After 22 years with the College, Mitchum left Wabash to pursue another passion, serving as golf pro and general manager at Crooked Stick Golf Club near Carmel, Indiana. The "Mitchum Crock" golf tournament is still played annually and sponsored by the Indianapolis Association of Wabash men.


Magazine
Winter 1998

"No Ordinary Critter":
Bob "Mitch" Mitchum

"There is only one way for an ordinary critter to become a Wabash Man, and that is to enroll and study at Wabash," reads the citation on Bob Mitchum's honorary alumnus certificate, "but you are no ordinary critter."

Credited with founding the Wabash music department and making the Wabash Glee Club into "an instrument of professional quality combined with irresistible youthful spirit and showmanship," Mitchum H'59 was one of the most beloved, charistmatic, and versatile leaders the campus has ever known. His career began in 1947, when students decided to form an active Glee Club and sought out Mitchum to direct it. He was hired, but, as Mitchum once said, "It wasn't until 1956 that I was relieved of my extra duties of dormitory director and maintenance man for the Chapel."

In album notes to one of the Glee Club's record albums from the "Mitchum Years," Earl Arnett '62 writes:

"No mention of the Wabash College Glee Club would be complete without the inclusion of its director, R. Robert Mitchum. "Mitch" is the heart and soul of this organization. Chewing a cigar, leading the Wabash Band or directing . . . the Glee Club, enthusiasm emanates from his large frame . . . At Wabash, we're proud of the Glee Club; it's the most representative organization on our campus. The close relationship between "Mitch and his boys" symbolizes the interacting community of scholars and students on which we especially pride ourselves."

And if you look at the pictures from the Glee Club trips to Europe, you can see they were a lot of fun!

Mitchum left the College briefly for a stint as a golf professional at an Indianapolis golf course, but he returned in 1974 as Alumni Director-and earned a whole new set of admirers.

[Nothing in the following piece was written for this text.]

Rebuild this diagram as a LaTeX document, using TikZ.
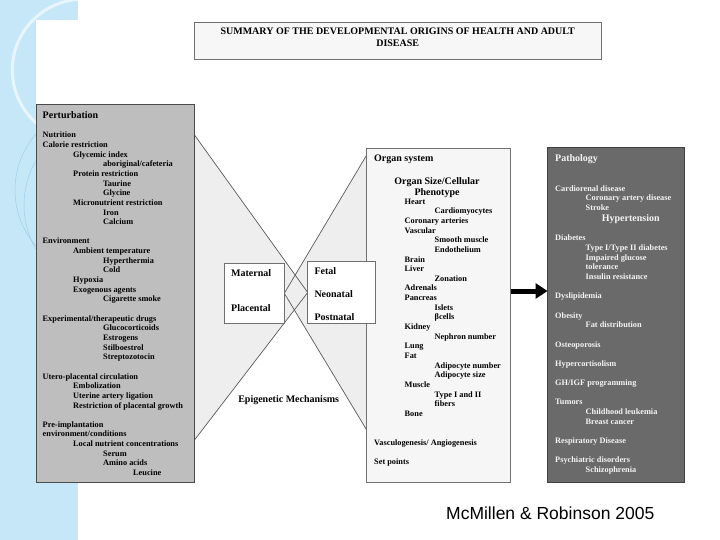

Upon his death after a battle with cancer, College President Lewis Salter H'57 wrote of his contribution to alumni relations and his courage:

"His own zeal and loyalty to the College has given the proverbial fierce loyalty of Wabash alumni renewed vigor and new coherence. He has been enormously helpful to me, a novice president of a college not my own alma mater, as I needed to get acquainted with large numbers of alumni in a short period of time. Bob seemed to know them all

"'Wabash Always Fights' is a cherished motto born of athletic struggles, often against superior forces. Bob Mitchum's courageous fight against the inexorable advance of cancer has given that adage new meaning, and has enriched the lives of all privileged to be around him. The manner of his dying has been a credit both to his Christian faith and to that Marine Corps tradition which was part of his formative years. Wabash is a stronger college because of his service and influence."